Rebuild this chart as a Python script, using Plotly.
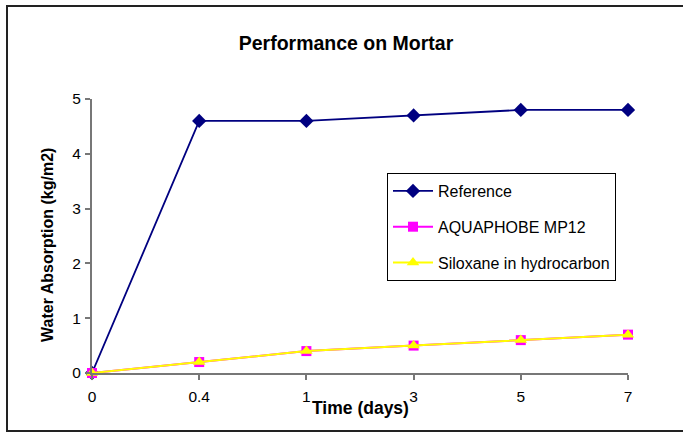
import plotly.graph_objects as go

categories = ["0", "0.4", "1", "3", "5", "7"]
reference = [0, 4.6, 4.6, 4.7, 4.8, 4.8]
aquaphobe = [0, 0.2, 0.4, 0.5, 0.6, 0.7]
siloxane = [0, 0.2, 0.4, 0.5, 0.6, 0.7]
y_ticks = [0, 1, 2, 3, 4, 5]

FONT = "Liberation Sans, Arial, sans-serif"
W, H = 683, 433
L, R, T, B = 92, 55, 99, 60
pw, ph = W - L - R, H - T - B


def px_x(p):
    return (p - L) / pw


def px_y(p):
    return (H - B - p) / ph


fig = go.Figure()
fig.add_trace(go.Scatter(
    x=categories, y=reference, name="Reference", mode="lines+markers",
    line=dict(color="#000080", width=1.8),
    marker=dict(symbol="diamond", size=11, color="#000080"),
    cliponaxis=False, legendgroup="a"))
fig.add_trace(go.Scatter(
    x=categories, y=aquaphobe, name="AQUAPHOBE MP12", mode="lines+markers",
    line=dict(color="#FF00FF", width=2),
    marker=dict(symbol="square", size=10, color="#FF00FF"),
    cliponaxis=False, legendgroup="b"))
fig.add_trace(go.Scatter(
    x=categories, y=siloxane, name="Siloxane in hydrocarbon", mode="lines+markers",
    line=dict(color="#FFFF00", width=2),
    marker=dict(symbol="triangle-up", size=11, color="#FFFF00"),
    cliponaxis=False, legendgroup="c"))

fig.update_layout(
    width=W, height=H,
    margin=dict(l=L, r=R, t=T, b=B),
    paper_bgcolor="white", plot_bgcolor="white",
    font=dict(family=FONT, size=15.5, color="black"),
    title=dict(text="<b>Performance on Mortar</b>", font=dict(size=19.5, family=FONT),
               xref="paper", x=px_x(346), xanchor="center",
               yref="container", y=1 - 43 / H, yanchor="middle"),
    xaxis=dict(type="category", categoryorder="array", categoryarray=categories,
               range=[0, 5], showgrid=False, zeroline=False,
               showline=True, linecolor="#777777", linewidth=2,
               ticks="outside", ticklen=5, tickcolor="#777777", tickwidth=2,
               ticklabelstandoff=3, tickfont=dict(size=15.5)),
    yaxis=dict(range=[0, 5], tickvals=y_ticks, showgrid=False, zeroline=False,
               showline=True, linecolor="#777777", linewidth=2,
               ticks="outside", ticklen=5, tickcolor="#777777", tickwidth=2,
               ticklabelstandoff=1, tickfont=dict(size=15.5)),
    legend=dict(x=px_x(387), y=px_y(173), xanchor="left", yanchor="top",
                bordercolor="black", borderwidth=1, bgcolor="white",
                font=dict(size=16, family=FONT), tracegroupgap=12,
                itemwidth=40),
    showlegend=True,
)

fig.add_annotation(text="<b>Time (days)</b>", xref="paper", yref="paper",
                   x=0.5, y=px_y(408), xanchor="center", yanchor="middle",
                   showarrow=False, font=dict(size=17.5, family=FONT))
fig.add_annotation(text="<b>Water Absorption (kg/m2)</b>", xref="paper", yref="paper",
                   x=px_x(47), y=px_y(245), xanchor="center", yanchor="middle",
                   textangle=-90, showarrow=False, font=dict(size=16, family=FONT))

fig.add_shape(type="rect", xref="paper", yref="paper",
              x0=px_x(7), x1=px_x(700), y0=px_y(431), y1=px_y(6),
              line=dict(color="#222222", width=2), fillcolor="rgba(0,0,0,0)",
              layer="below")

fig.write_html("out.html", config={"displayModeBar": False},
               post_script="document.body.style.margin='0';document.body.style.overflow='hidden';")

*TASK DETAILS*: Reproduce the listing above exactly, excluding all pictures.

*FINISHED EXERCISE*:
Rebuild this chart as a Python script, using Plotly.
import plotly.graph_objects as go

categories = ["0", "0.4", "1", "3", "5", "7"]
reference = [0, 4.6, 4.6, 4.7, 4.8, 4.8]
aquaphobe = [0, 0.2, 0.4, 0.5, 0.6, 0.7]
siloxane = [0, 0.2, 0.4, 0.5, 0.6, 0.7]
y_ticks = [0, 1, 2, 3, 4, 5]

FONT = "Liberation Sans, Arial, sans-serif"
W, H = 683, 433
L, R, T, B = 92, 55, 99, 60
pw, ph = W - L - R, H - T - B


def px_x(p):
    return (p - L) / pw


def px_y(p):
    return (H - B - p) / ph


fig = go.Figure()
fig.add_trace(go.Scatter(
    x=categories, y=reference, name="Reference", mode="lines+markers",
    line=dict(color="#000080", width=1.8),
    marker=dict(symbol="diamond", size=11, color="#000080"),
    cliponaxis=False, legendgroup="a"))
fig.add_trace(go.Scatter(
    x=categories, y=aquaphobe, name="AQUAPHOBE MP12", mode="lines+markers",
    line=dict(color="#FF00FF", width=2),
    marker=dict(symbol="square", size=10, color="#FF00FF"),
    cliponaxis=False, legendgroup="b"))
fig.add_trace(go.Scatter(
    x=categories, y=siloxane, name="Siloxane in hydrocarbon", mode="lines+markers",
    line=dict(color="#FFFF00", width=2),
    marker=dict(symbol="triangle-up", size=11, color="#FFFF00"),
    cliponaxis=False, legendgroup="c"))

fig.update_layout(
    width=W, height=H,
    margin=dict(l=L, r=R, t=T, b=B),
    paper_bgcolor="white", plot_bgcolor="white",
    font=dict(family=FONT, size=15.5, color="black"),
    title=dict(text="<b>Performance on Mortar</b>", font=dict(size=19.5, family=FONT),
               xref="paper", x=px_x(346), xanchor="center",
               yref="container", y=1 - 43 / H, yanchor="middle"),
    xaxis=dict(type="category", categoryorder="array", categoryarray=categories,
               range=[0, 5], showgrid=False, zeroline=False,
               showline=True, linecolor="#777777", linewidth=2,
               ticks="outside", ticklen=5, tickcolor="#777777", tickwidth=2,
               ticklabelstandoff=3, tickfont=dict(size=15.5)),
    yaxis=dict(range=[0, 5], tickvals=y_ticks, showgrid=False, zeroline=False,
               showline=True, linecolor="#777777", linewidth=2,
               ticks="outside", ticklen=5, tickcolor="#777777", tickwidth=2,
               ticklabelstandoff=1, tickfont=dict(size=15.5)),
    legend=dict(x=px_x(387), y=px_y(173), xanchor="left", yanchor="top",
                bordercolor="black", borderwidth=1, bgcolor="white",
                font=dict(size=16, family=FONT), tracegroupgap=12,
                itemwidth=40),
    showlegend=True,
)

fig.add_annotation(text="<b>Time (days)</b>", xref="paper", yref="paper",
                   x=0.5, y=px_y(408), xanchor="center", yanchor="middle",
                   showarrow=False, font=dict(size=17.5, family=FONT))
fig.add_annotation(text="<b>Water Absorption (kg/m2)</b>", xref="paper", yref="paper",
                   x=px_x(47), y=px_y(245), xanchor="center", yanchor="middle",
                   textangle=-90, showarrow=False, font=dict(size=16, family=FONT))

fig.add_shape(type="rect", xref="paper", yref="paper",
              x0=px_x(7), x1=px_x(700), y0=px_y(431), y1=px_y(6),
              line=dict(color="#222222", width=2), fillcolor="rgba(0,0,0,0)",
              layer="below")

fig.write_html("out.html", config={"displayModeBar": False},
               post_script="document.body.style.margin='0';document.body.style.overflow='hidden';")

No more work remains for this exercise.